George Sr.: Thanks for letting him spend the night. It's his first sleepover. He's excited.
Sheldon: Actually, I'm quite apprehens-
George Sr.: He's really looking forward to it.

Quote from the episode A Financial Secret and Fish Sauce

George Sr.: Okay, Connie, why don't we just come clean?
Meemaw: No.
George Sr.: You heard her. Now she's blaming herself. And Sheldon's so upset he's, he's acting like a regular kid.

Quote from the episode A Financial Secret and Fish Sauce

George Sr.: It's all your mother's fault. She is a bad person. I've been telling you for years.

Quote from the episode A Crisis of Faith and Octopus Aliens

Sheldon: And then I said octopus aliens didn't need to become Christian because they're not affected by original sin.
Missy: You should've been there; Pastor Jeff almost started crying.
George Sr.: Oh, now I'm sorry I missed it.
Mary: That's your fault for having a hangover.
George Sr.: Or it's God's fault for putting Sunday morning after Saturday night.

Quote from the episode A Crisis of Faith and Octopus Aliens

Meemaw: Why don't you ask your father to take you?
Sheldon: Dad?
George Sr.: What?
Sheldon: Can you please take me to Radio Shack?
George Sr.: I'm busy. Ask your meemaw.
Sheldon: I did. She said to ask you.
George Sr.: Well, ask her again.
Sheldon: Seems counterintuitive, but all right.
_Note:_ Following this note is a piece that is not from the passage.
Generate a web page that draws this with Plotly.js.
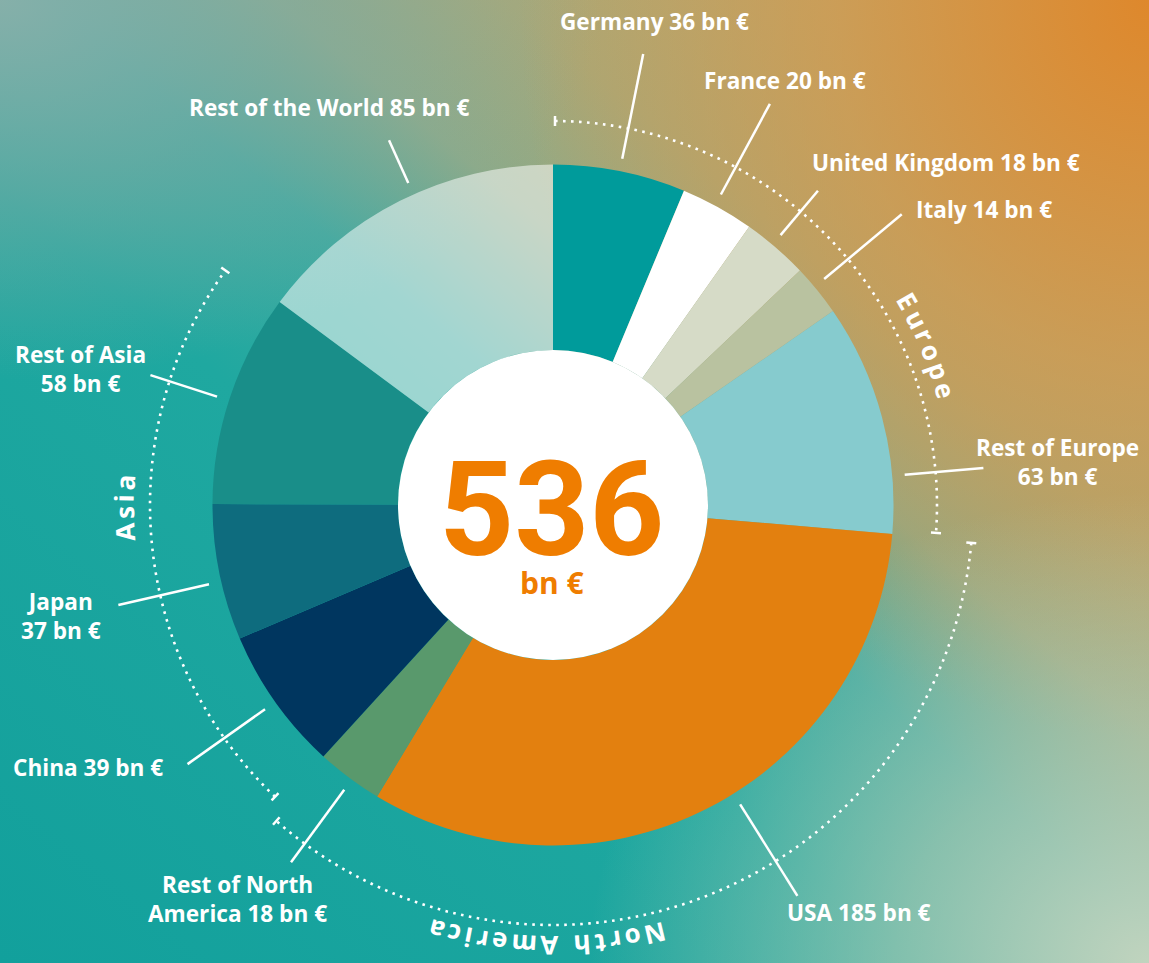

Quote from the episode A Crisis of Faith and Octopus Aliens

Mary: Hold on, hold on. Thank you, God, for this food we are about to receive and for the nourishment of our bodies, and bless the hands that prepared it. Amen.
Missy: We're doing this at breakfast now?
Mary: Yes, I think it's a nice idea.
George Sr.: She's eating Count Chocula. Doesn't he play for the other side?
Mary: I'm so glad God blessed you with a sense of humor, George.